Here are the distributions of each ball weight shown with their means and standard deviations:
mcmc.burned_in_index = 5000
chain = mcmc.get_chain()
_ = param_hists(mcmc, ball_colors, bins=50)
Looking at the parameter values at that step of the chain with the highest log likelihood:
best_idx = np.argmax([proposer.log_likelihood(params) for params in chain])
print 'Highest log likelihood at step', best_idx
best_params = chain[best_idx]
print 'Best parameters:'
zip(ball_colors, best_params)
Highest log likelihood at step 10779 Best parameters:
[('red', 0.078313429295680748), ('blue', 0.25249125858070098), ('orange', 0.34019285745954869), ('purple', 0.20144517259116607), ('green', 0.1275572820729034)]
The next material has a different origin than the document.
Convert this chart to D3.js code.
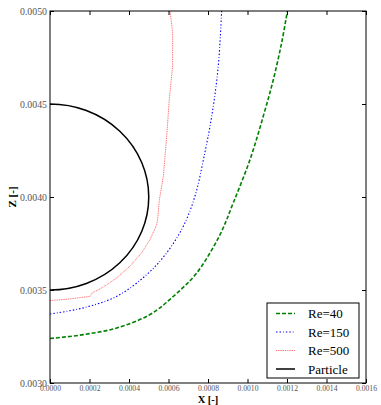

Plotting the distribution of all of the ball weights on the same axis:
fig, ax = plt.subplots()
for color in ball_colors:
mcmc.hist(ax, color, histtype='step', color=color, bins=25, normed=True)
ax.set_title('Ball Weights')
<matplotlib.text.Text at 0x10d1476c>
Finally, even though it's not very informative on this problem, here is a scatter plot matrix showing the marginal distributions for each pair of variables. Each point is colored by the number of the step on the chain. Each pair of parameters looks a bit negatively correlated which makes sense because the ball weights must sum to one in our implementation (when one goes up, another one must go down).
_ = mcmc.scatter_matrix(alpha=0.3)